Posted on Thursday, January 3rd, 2008
Just as the Financial Times’ news coverage of oil was beginning to improve (“Oil watchdog reworks reserves forecasts”, 27.12.07), Lex goes and spoils it with a truly shoddy analysis: “Peak no evil” (03.01.08) rehearsed all the old myths that have been comprehensively debunked in recent years.
Tilting against a 30-year old Hubbert forecast for global peak oil in 2000 that turned out to be premature proves nothing. Peak forecasts today benefit from decades of additional exploration experience – in which the amount of oil actually discovered each year has fallen relentlessly – and more advanced statistical techniques.
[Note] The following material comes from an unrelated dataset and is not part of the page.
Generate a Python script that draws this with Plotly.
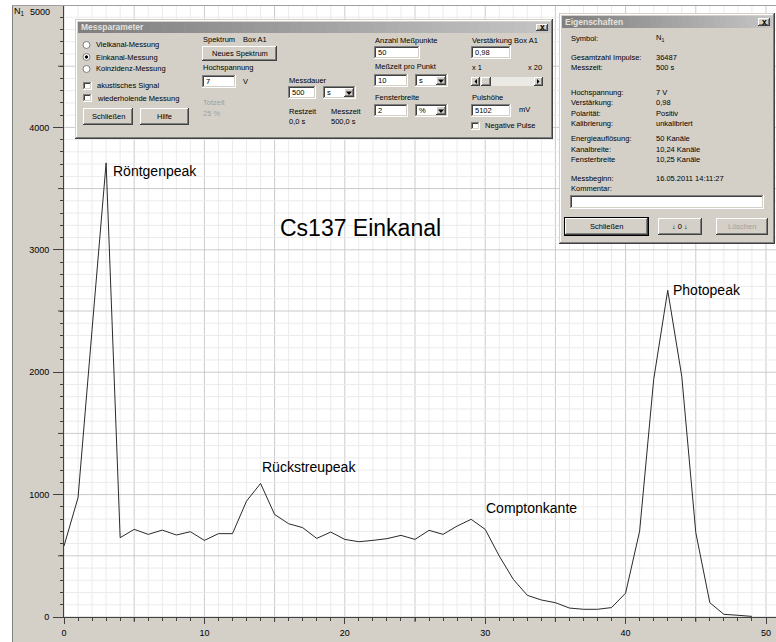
import plotly.graph_objects as go

# ---- measured spectrum (single-channel scan, Cs-137) ----
channel = list(range(50))
counts = [580, 975, 2350, 3710, 648, 716, 675, 710, 670, 697,
          626, 681, 681, 947, 1091, 838, 762, 730, 642, 694,
          634, 615, 626, 640, 667, 634, 708, 675, 743, 798,
          716, 498, 308, 177, 139, 117, 73, 63, 63, 77,
          195, 702, 1940, 2669, 1967, 689, 117, 22, 14, 5]

peak_names = ["Röntgenpeak", "Rückstreupeak", "Comptonkante", "Photopeak"]
peak_channel = [3, 14, 29, 43]
peak_shift = [(6, -8), (0, 16), (14, 11), (4, 0)]

x_labels = list(range(0, 51, 10))
x_mid_ticks = list(range(5, 51, 10))
y_labels = list(range(0, 5000, 1000))
y_mid_ticks = list(range(500, 5001, 1000))
x_grid = list(range(0, 51))
y_grid = list(range(0, 5001, 100))

title_text = "Cs137 Einkanal"

W, H = 776, 642
L, T, PW, PH = 64, 5, 712, 612
UI = "Liberation Sans Narrow, Arial Narrow, Liberation Sans, sans-serif"
FACE = "#d4d0c8"
DS = 7.5  # dialog font size

shapes = []
annotations = []


def fx(x):
    return (x - L) / PW


def fy(y):
    return (T + PH - y) / PH


def R(x0, y0, x1, y1, color):
    shapes.append(dict(type="rect", xref="paper", yref="paper",
                       x0=fx(x0), x1=fx(x1), y0=fy(y1), y1=fy(y0),
                       fillcolor=color, line=dict(width=0), layer="above"))


def tri(pts, color="#000000"):
    d = "M " + " L ".join(f"{fx(a):.5f},{fy(b):.5f}" for a, b in pts) + " Z"
    shapes.append(dict(type="path", xref="paper", yref="paper", path=d,
                       fillcolor=color, line=dict(width=0), layer="above"))


def circ(x0, y0, x1, y1, fill, line="#808080"):
    shapes.append(dict(type="circle", xref="paper", yref="paper",
                       x0=fx(x0), x1=fx(x1), y0=fy(y1), y1=fy(y0),
                       fillcolor=fill, line=dict(width=1, color=line), layer="above"))


def txt(x, y, s, size=DS, color="#000000", anchor="left", bold=False):
    if bold:
        s = "<b>" + s + "</b>"
    annotations.append(dict(x=fx(x), y=fy(y), xref="paper", yref="paper", text=s,
                            showarrow=False, xanchor=anchor, yanchor="middle",
                            borderpad=0, font=dict(family=UI, size=size, color=color)))


def raised(x0, y0, x1, y1, fill=FACE):
    R(x0, y0, x1, y1, "#404040")
    R(x0, y0, x1 - 1, y1 - 1, "#ffffff")
    R(x0 + 1, y0 + 1, x1 - 1, y1 - 1, "#808080")
    R(x0 + 1, y0 + 1, x1 - 2, y1 - 2, fill)


def sunken(x0, y0, x1, y1, fill="#ffffff"):
    R(x0, y0, x1, y1, "#ffffff")
    R(x0, y0, x1 - 1, y1 - 1, "#808080")
    R(x0 + 1, y0 + 1, x1 - 1, y1 - 1, FACE)
    R(x0 + 1, y0 + 1, x1 - 2, y1 - 2, "#404040")
    R(x0 + 2, y0 + 2, x1 - 2, y1 - 2, fill)


def button(x0, y0, x1, y1, label, color="#000000", default=False):
    if default:
        R(x0 - 1, y0 - 1, x1 + 1, y1 + 1, "#000000")
    raised(x0, y0, x1, y1)
    txt((x0 + x1) / 2, (y0 + y1) / 2, label, color=color, anchor="center")


def textbox(x0, y0, x1, y1, value=""):
    sunken(x0, y0, x1, y1)
    if value:
        txt(x0 + 3, (y0 + y1) / 2, value)


def dropdown(x0, y0, x1, y1, value):
    sunken(x0, y0, x1, y1)
    raised(x1 - 12, y0 + 2, x1 - 2, y1 - 2)
    cx, cy = x1 - 7, (y0 + y1) / 2 + 1
    tri([(cx - 3, cy - 2), (cx + 3, cy - 2), (cx, cy + 1.5)])
    txt(x0 + 3, (y0 + y1) / 2, value)


def checkbox(x0, yc, label):
    sunken(x0, yc - 4, x0 + 9, yc + 4)
    txt(x0 + 13, yc, label)


def radio(x0, yc, label, on=False):
    circ(x0, yc - 3.5, x0 + 7, yc + 3.5, "#ffffff")
    if on:
        circ(x0 + 2.3, yc - 1.3, x0 + 4.7, yc + 1.3, "#000000", line="#000000")
    txt(x0 + 12, yc, label)


def window(x0, y0, x1, y1, title, tb_y1):
    R(x0, y0, x1, y1, "#404040")
    R(x0, y0, x1 - 1, y1 - 1, FACE)
    R(x0 + 1, y0 + 1, x1 - 1, y1 - 1, "#808080")
    R(x0 + 1, y0 + 1, x1 - 2, y1 - 2, "#ffffff")
    R(x0 + 2, y0 + 2, x1 - 2, y1 - 2, FACE)
    # inactive caption gradient
    n = 40
    tx0, tx1 = x0 + 3, x1 - 3
    step = (tx1 - tx0) / n
    for i in range(n):
        t = i / (n - 1)
        g = int(128 + t * (196 - 128))
        R(tx0 + i * step, y0 + 3, tx0 + (i + 1) * step + 0.6, tb_y1, f"rgb({g},{g},{g})")
    txt(tx0 + 2, (y0 + 3 + tb_y1) / 2, title, size=8.5, color="#e4e2dc", bold=True)
    # close button
    bx1 = x1 - 5
    raised(bx1 - 12, y0 + 5, bx1, tb_y1 - 2)
    txt(bx1 - 6, (y0 + 5 + tb_y1 - 2) / 2, "<b>x</b>", size=8.5, anchor="center")


# ---- grid: fine lines every channel / 100 counts, stronger every 5 / 500 ----
for c in x_grid:
    shapes.append(dict(type="line", xref="x", yref="paper", x0=c, x1=c, y0=0, y1=1,
                       line=dict(color="#cbcbcb" if c % 5 == 0 else "#ebebeb", width=1),
                       layer="below"))
for v in y_grid:
    shapes.append(dict(type="line", xref="paper", yref="y", x0=0, x1=1, y0=v, y1=v,
                       line=dict(color="#cbcbcb" if v % 500 == 0 else "#ebebeb", width=1),
                       layer="below"))

# ---- frame around the chart ----
R(0, 0, 12, H, "#ffffff")
R(0, 0, W, T, "#ffffff")
R(12, T, 13, H, "#808080")
R(12, T, W, T + 1, "#a0a0a0")

# medium-length ticks at the unlabelled half steps
for v in y_mid_ticks:
    shapes.append(dict(type="line", xref="paper", yref="y", x0=fx(58), x1=fx(64),
                       y0=v, y1=v, line=dict(color="#404040", width=1), layer="above"))
for c in x_mid_ticks:
    shapes.append(dict(type="line", xref="x", yref="paper", x0=c, x1=c,
                       y0=fy(617), y1=fy(622), line=dict(color="#404040", width=1),
                       layer="above"))

# ---- "Messparameter" dialog ----
window(75, 19, 553, 139, "Messparameter", 33)
radio(83, 45, "Vielkanal-Messung")
radio(83, 57, "Einkanal-Messung", on=True)
radio(83, 69, "Koinzidenz-Messung")
checkbox(83, 86, "akustisches Signal")
checkbox(83, 98, "wiederholende Messung")
button(83, 108, 133, 125, "Schließen")
button(140, 108, 189, 125, "Hilfe")
txt(202, 39, "Spektrum")
txt(242, 39, "Box A1")
button(202, 46, 277, 61, "Neues Spektrum")
txt(202, 68, "Hochspannung")
textbox(202, 75, 236, 88, "7")
txt(242, 81, "V")
txt(202, 102, "Totzeit", color="#a0a0a0")
txt(202, 113, "25 %", color="#a0a0a0")
txt(288, 80, "Messdauer")
textbox(288, 86, 316, 99, "500")
dropdown(323, 86, 356, 99, "s")
txt(288, 111, "Restzeit")
txt(288, 121, "0,0 s")
txt(330, 111, "Messzeit")
txt(330, 121, "500,0 s")
txt(374, 40, "Anzahl Meßpunkte")
textbox(374, 46, 420, 59, "50")
txt(374, 67, "Meßzeit pro Punkt")
textbox(374, 74, 408, 87, "10")
dropdown(415, 74, 448, 87, "s")
txt(374, 97, "Fensterbreite")
textbox(374, 104, 408, 117, "2")
dropdown(415, 104, 448, 117, "%")
txt(471, 40, "Verstärkung Box A1")
textbox(471, 46, 511, 59, "0,98")
txt(471, 68, "x 1")
txt(543, 68, "x 20", anchor="right")
# slider
R(471, 77, 543, 86, "#ebe9e4")
raised(471, 77, 480, 86)
tri([(477, 79), (477, 84), (474.5, 81.5)])
raised(481, 77, 491, 86)
raised(534, 77, 543, 86)
tri([(537, 79), (537, 84), (539.5, 81.5)])
txt(471, 97, "Pulshöhe")
textbox(471, 104, 511, 117, "5102")
txt(518, 110, "mV")
checkbox(471, 126, "Negative Pulse")

# ---- "Eigenschaften" dialog ----
window(559, 13, 775, 244, "Eigenschaften", 28)
props = [("Symbol:", "N<sub>1</sub>", 38), ("Gesamtzahl Impulse:", "36487", 57),
         ("Messzeit:", "500 s", 68), ("Hochspannung:", "7 V", 92),
         ("Verstärkung:", "0,98", 103), ("Polarität:", "Positiv", 113),
         ("Kalibrierung:", "unkalibriert", 124), ("Energieauflösung:", "50 Kanäle", 138),
         ("Kanalbreite:", "10,24 Kanäle", 149), ("Fensterbreite", "10,25 Kanäle", 159),
         ("Messbeginn:", "16.05.2011 14:11:27", 178)]
for lab, val, yy in props:
    txt(570, yy, lab)
    txt(655, yy, val)
txt(570, 188, "Kommentar:")
textbox(570, 195, 764, 209)
button(565, 218, 648, 235, "Schließen", default=True)
button(658, 218, 702, 235, "↓ 0 ↓")
button(716, 218, 768, 235, "Löschen", color="#a0a0a0")

# ---- chart labels ----
for name, ch, (dx, dy) in zip(peak_names, peak_channel, peak_shift):
    annotations.append(dict(x=ch, y=counts[ch], xref="x", yref="y", text=name,
                            showarrow=False, xanchor="left", yanchor="middle",
                            xshift=dx, yshift=dy, borderpad=0,
                            font=dict(family=UI, size=14, color="#000000")))
txt(279, 228, title_text, size=23)
txt(13, 12, "N<sub>1</sub>", size=9)
annotations.append(dict(x=fx(51), y=5000, xref="paper", yref="y", text="5000",
                        showarrow=False, xanchor="right", yanchor="middle", yshift=-7,
                        borderpad=0, font=dict(family=UI, size=9, color="#000000")))

fig = go.Figure(go.Scatter(x=channel, y=counts, mode="lines",
                           line=dict(color="#2a2a2a", width=1), hoverinfo="skip"))

fig.update_layout(
    width=W, height=H,
    margin=dict(l=L, r=W - L - PW, t=T, b=H - T - PH, pad=0),
    paper_bgcolor=FACE, plot_bgcolor="#ffffff",
    showlegend=False,
    shapes=shapes, annotations=annotations,
    xaxis=dict(range=[0, PW / 14.04], tickmode="array", tickvals=x_labels,
               ticks="outside", ticklen=6, tickcolor="#404040",
               showgrid=False, zeroline=False,
               showline=True, linecolor="#404040", linewidth=1, automargin=False,
               tickfont=dict(family=UI, size=9, color="#000000"), ticklabelstandoff=1,
               minor=dict(tickmode="linear", tick0=0, dtick=1, ticks="outside", ticklen=3,
                          tickcolor="#404040", showgrid=False)),
    yaxis=dict(range=[0, 5000], tickmode="array", tickvals=y_labels,
               ticks="outside", ticklen=10, tickcolor="#404040",
               showgrid=False, zeroline=False,
               showline=True, linecolor="#404040", linewidth=1, automargin=False,
               tickfont=dict(family=UI, size=9, color="#000000"), ticklabelstandoff=2,
               minor=dict(tickmode="linear", tick0=0, dtick=100, ticks="outside", ticklen=3,
                          tickcolor="#404040", showgrid=False)),
)

fig.write_html("out.html")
The idea that there are “large unexplored areas” in Saudi Arabia – or anywhere else in OPEC – is simply not true, as Edward Price, a former Vice President of exploration and production at Saudi Aramco, explained at an investment conference in New York last month.
According to figures from PFC Energy, in OPEC as a whole there have been over 1000 discoveries since 1980, of which only 10 percent were larger than 130 million barrels (less than two days’ global consumption), and 50 percent were smaller than 8 million barrels. That size distribution tells you that major new finds are unlikely, whatever the Saudis would like the credulous to believe.
Finally Lex rests its case on the fact that the global reserves-to-production (R/P) ratio has remained fairly constant. To understand how meaningless this is, you need only reflect that although British oil production has slumped by half since it peaked in 1999, the R/P for the UK North Sea has in fact risen. No doubt this helps the Lex team sleep easier at night.
It is curious that although many captains of the oil industry now accept the case for an early global peak, Lex continues to stick its head in the (oil) sands.